▸ Goal of the exercise:
Within the material below, find each line bearing the word "matplotlib" and present it.

▸ Data lines:
[Begin]

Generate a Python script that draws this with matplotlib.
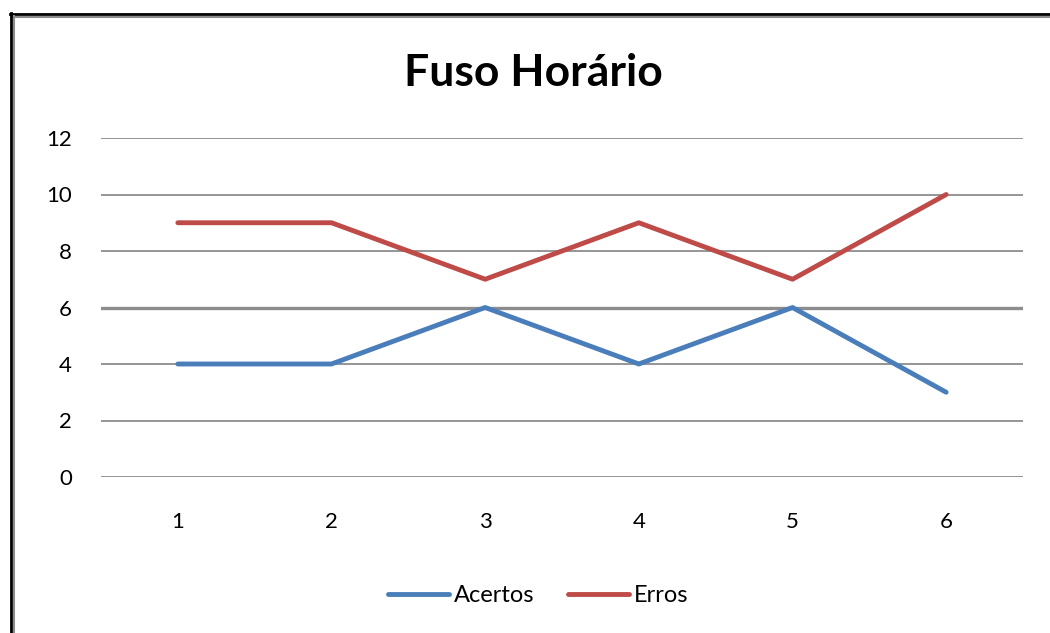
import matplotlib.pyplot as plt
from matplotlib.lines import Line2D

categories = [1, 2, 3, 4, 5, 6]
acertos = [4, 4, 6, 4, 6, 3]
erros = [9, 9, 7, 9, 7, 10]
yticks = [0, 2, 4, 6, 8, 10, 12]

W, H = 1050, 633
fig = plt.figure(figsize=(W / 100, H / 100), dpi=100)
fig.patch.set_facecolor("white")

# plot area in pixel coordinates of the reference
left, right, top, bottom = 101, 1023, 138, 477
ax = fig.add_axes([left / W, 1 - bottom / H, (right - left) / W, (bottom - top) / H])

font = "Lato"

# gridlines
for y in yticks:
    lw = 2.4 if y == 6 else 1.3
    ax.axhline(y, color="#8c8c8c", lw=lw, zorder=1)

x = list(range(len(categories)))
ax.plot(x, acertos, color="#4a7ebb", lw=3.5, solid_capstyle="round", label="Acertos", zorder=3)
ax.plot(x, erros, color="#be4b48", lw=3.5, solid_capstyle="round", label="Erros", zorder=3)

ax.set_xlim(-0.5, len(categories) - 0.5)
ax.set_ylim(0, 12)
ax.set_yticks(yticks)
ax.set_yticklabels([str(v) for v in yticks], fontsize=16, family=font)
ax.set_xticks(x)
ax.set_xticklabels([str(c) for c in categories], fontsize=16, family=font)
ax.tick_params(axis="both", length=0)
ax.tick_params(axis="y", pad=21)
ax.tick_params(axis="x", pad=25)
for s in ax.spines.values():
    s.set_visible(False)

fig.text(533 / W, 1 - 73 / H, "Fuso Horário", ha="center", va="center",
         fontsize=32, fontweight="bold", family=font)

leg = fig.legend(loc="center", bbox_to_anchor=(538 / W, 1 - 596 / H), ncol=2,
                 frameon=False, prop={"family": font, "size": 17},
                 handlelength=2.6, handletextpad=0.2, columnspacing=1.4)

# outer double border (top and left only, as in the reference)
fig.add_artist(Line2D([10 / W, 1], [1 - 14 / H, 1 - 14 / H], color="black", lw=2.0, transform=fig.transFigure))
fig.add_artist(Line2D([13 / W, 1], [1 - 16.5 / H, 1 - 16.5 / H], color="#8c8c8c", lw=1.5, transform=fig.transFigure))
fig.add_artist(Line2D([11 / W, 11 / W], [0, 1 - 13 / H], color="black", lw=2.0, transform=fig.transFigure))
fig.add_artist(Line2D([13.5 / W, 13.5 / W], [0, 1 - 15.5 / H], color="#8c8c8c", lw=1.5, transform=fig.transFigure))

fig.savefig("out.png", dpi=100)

[End]

▸ Written response:
Generate a Python script that draws this with matplotlib.
import matplotlib.pyplot as plt
from matplotlib.lines import Line2D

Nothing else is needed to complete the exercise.